If $$\frac{\sqrt{2}\sin\alpha}{\sqrt{1+\cos 2\alpha}} = \frac{1}{7}$$ and $$\sqrt{\frac{1-\cos 2\beta}{2}} = \frac{1}{\sqrt{10}}$$, $$\alpha, \beta \in \left(0, \frac{\pi}{2}\right)$$, then $$\tan(\alpha + 2\beta)$$ is equal to

We have been given two separate relations and both angles lie in the first quadrant, that is $$0<\alpha<\dfrac{\pi}{2}$$ and $$0<\beta<\dfrac{\pi}{2}$$, so all trigonometric ratios of these angles are positive.

First of all, consider the equation

$$\dfrac{\sqrt{2}\,\sin\alpha}{\sqrt{1+\cos 2\alpha}}=\dfrac{1}{7}.$$

We recall the double-angle identity

$$\cos 2\alpha = 2\cos^2\alpha - 1,$$

which can be rearranged to give

$$1 + \cos 2\alpha = 2\cos^2\alpha.$$

Substituting this into the denominator we obtain

$$\sqrt{1+\cos 2\alpha} = \sqrt{2\cos^2\alpha} = \sqrt{2}\,\cos\alpha,$$

because $$\cos\alpha>0$$ in the given interval and therefore the absolute value is not required.

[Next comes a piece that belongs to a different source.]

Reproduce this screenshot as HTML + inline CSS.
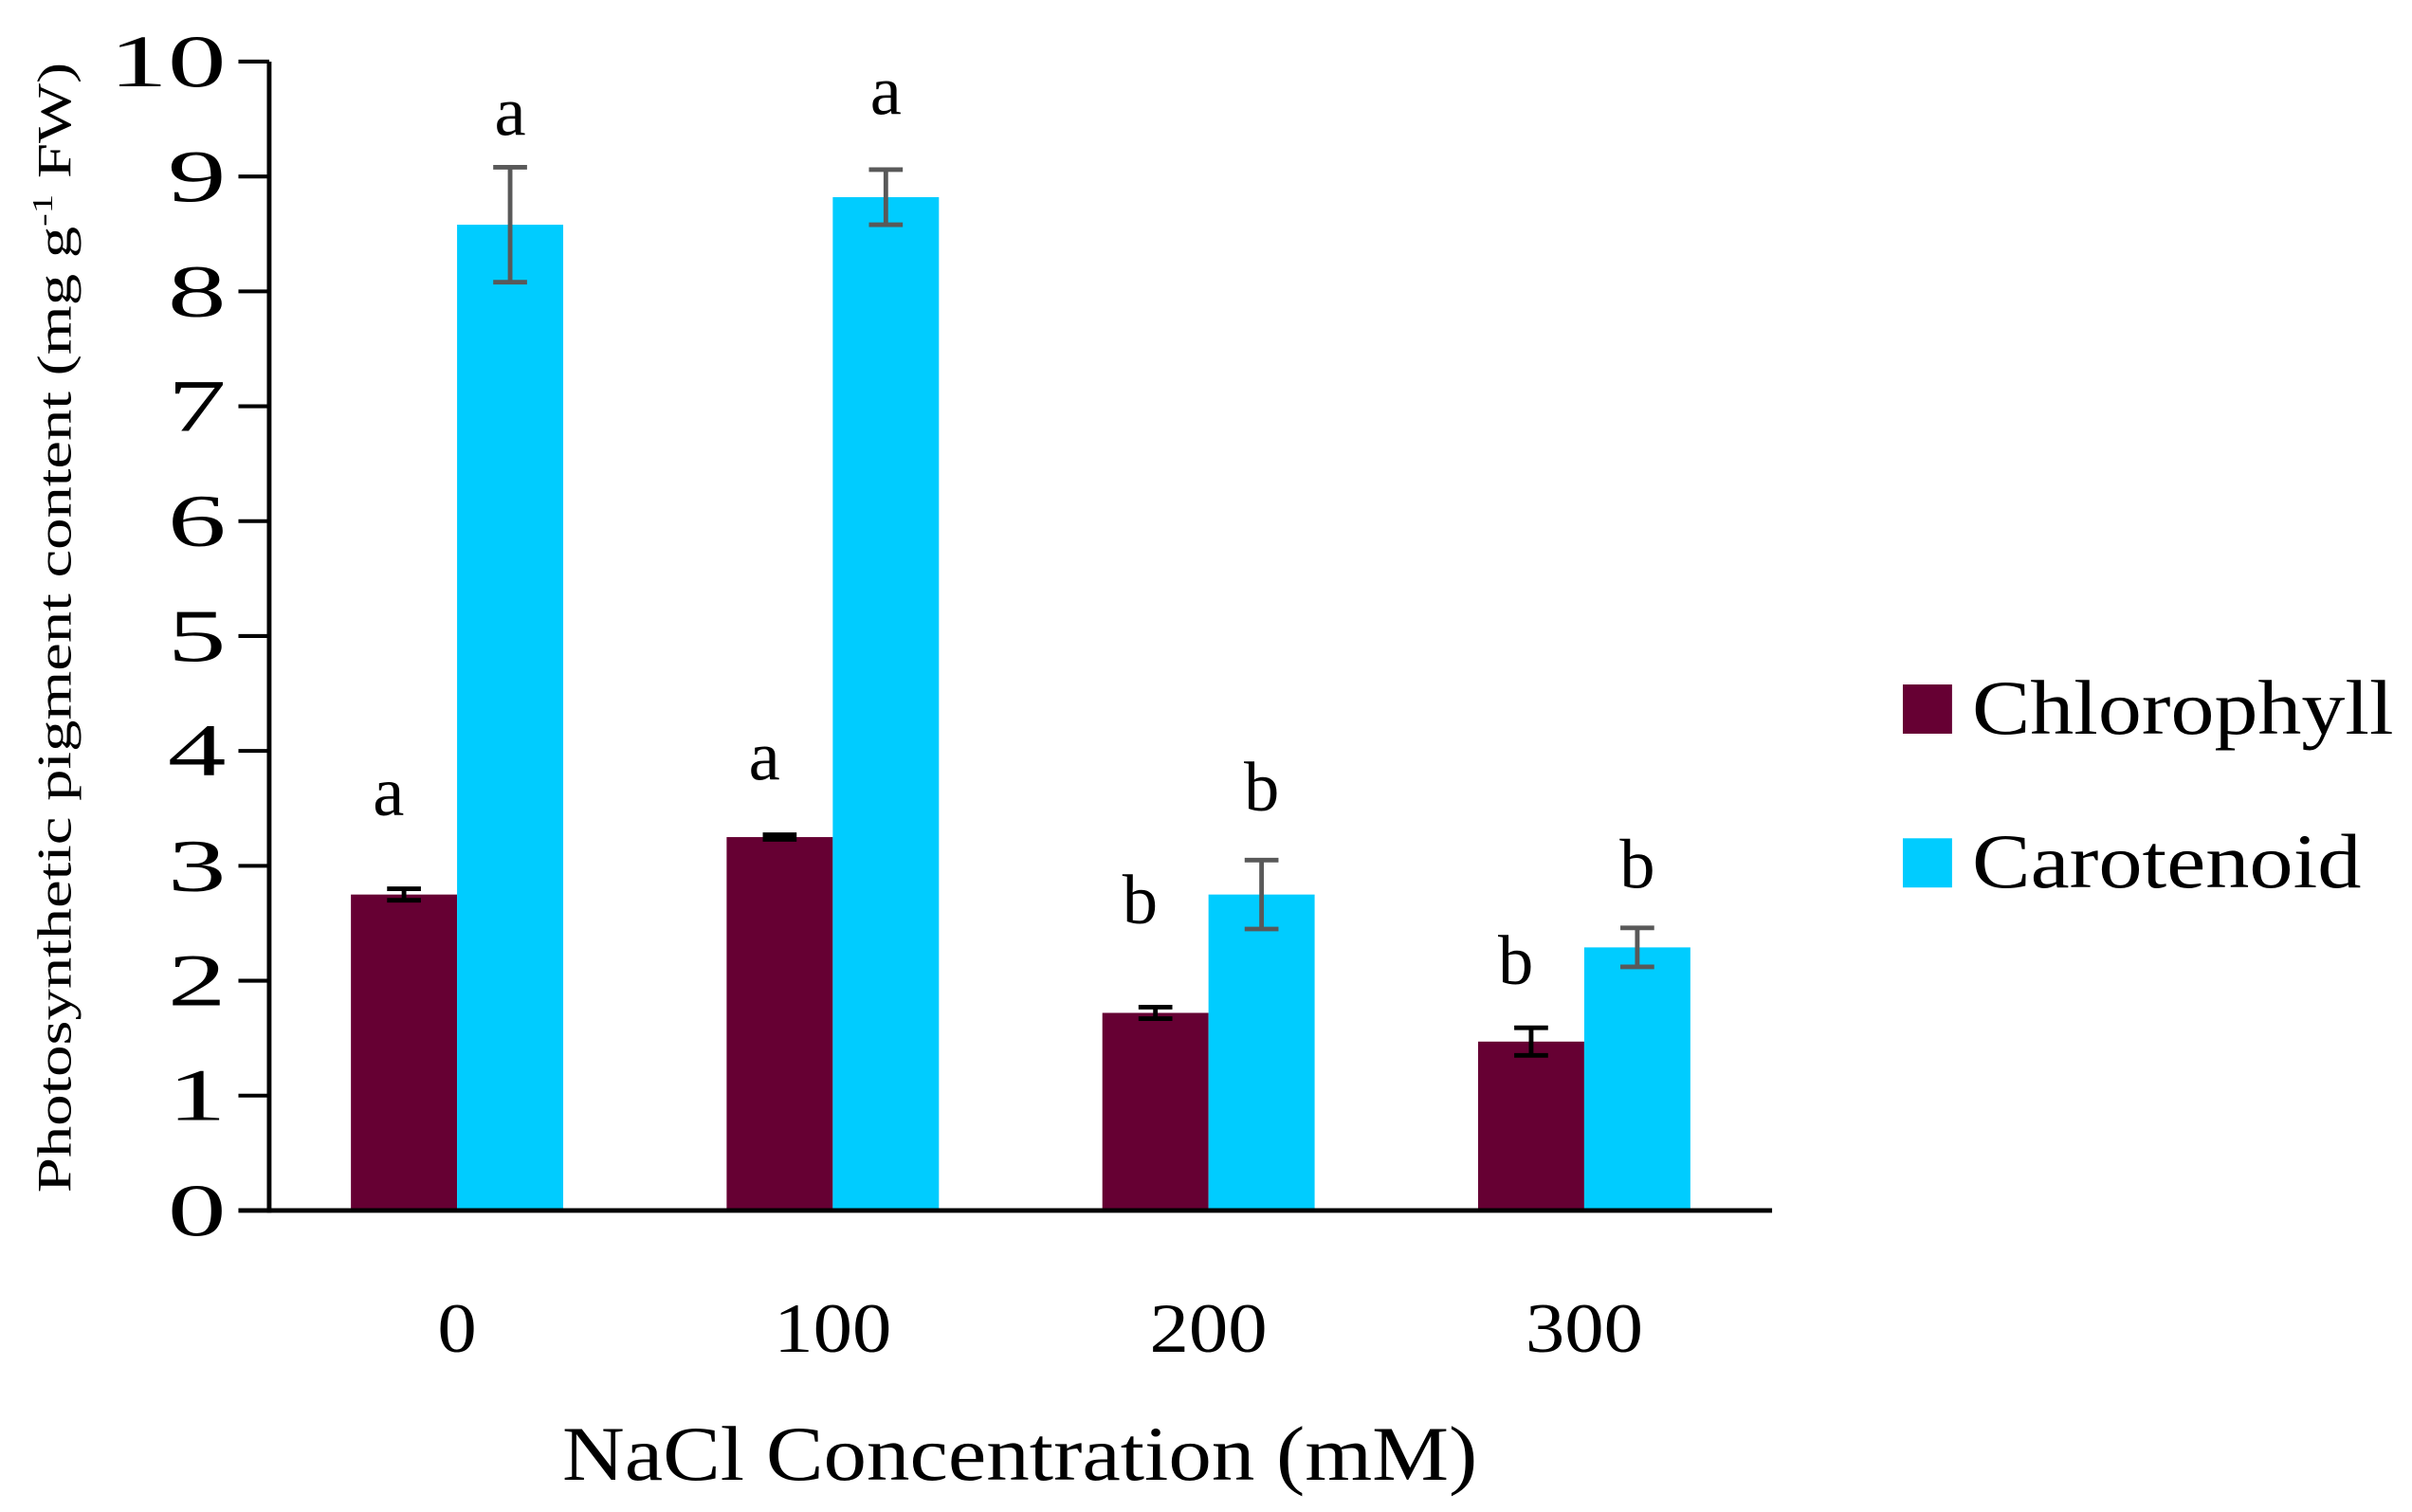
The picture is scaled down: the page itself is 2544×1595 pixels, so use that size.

Now we rewrite the left‐hand side of the original equation:

$$\dfrac{\sqrt{2}\,\sin\alpha}{\sqrt{2}\,\cos\alpha} = \dfrac{\sin\alpha}{\cos\alpha} = \tan\alpha.$$

Thus we deduce

$$\tan\alpha = \dfrac{1}{7}.$$

Next, consider the second relation

$$\sqrt{\dfrac{1-\cos 2\beta}{2}} = \dfrac{1}{\sqrt{10}}.$$

We recall the familiar identity

$$\sin^2\beta = \dfrac{1-\cos 2\beta}{2}.$$

Taking the positive square root (again justified by $$0<\beta<\dfrac{\pi}{2}$$) we get

$$\sin\beta = \dfrac{1}{\sqrt{10}}.$$

Using the Pythagorean relation $$\sin^2\beta + \cos^2\beta = 1,$$ we find

$$\cos\beta = \sqrt{1 - \sin^2\beta} = \sqrt{1 - \dfrac{1}{10}} = \sqrt{\dfrac{9}{10}} = \dfrac{3}{\sqrt{10}}.$$

Hence

$$\tan\beta = \dfrac{\sin\beta}{\cos\beta} = \dfrac{\dfrac{1}{\sqrt{10}}}{\dfrac{3}{\sqrt{10}}} = \dfrac{1}{3}.$$

Our goal is to compute $$\tan(\alpha + 2\beta).$$ We already know $$\tan\alpha$$ and $$\tan\beta,$$ so we next find $$\tan 2\beta.$$ The double-angle formula for tangent is

$$\tan 2\beta = \dfrac{2\tan\beta}{1-\tan^2\beta}.$$

Substituting $$\tan\beta = \dfrac{1}{3}$$ gives

$$\tan 2\beta = \dfrac{2\left(\dfrac{1}{3}\right)}{1-\left(\dfrac{1}{3}\right)^2} = \dfrac{\dfrac{2}{3}}{1-\dfrac{1}{9}} = \dfrac{\dfrac{2}{3}}{\dfrac{8}{9}} = \dfrac{2}{3}\times\dfrac{9}{8} = \dfrac{3}{4}.$$

Now we use the angle‐addition formula for tangent:

$$\tan(\alpha + 2\beta) = \dfrac{\tan\alpha + \tan 2\beta}{1 - \tan\alpha\,\tan 2\beta}.$$

We substitute $$\tan\alpha = \dfrac{1}{7}$$ and $$\tan 2\beta = \dfrac{3}{4}$$:

First the numerator:

$$\tan\alpha + \tan 2\beta = \dfrac{1}{7} + \dfrac{3}{4} = \dfrac{4}{28} + \dfrac{21}{28} = \dfrac{25}{28}.$$

Then the denominator:

$$1 - \tan\alpha\,\tan 2\beta = 1 - \left(\dfrac{1}{7}\right)\left(\dfrac{3}{4}\right) = 1 - \dfrac{3}{28} = \dfrac{25}{28}.$$

Hence

$$\tan(\alpha + 2\beta) = \dfrac{\dfrac{25}{28}}{\dfrac{25}{28}} = 1.$$

Hence, the correct answer is Option 1.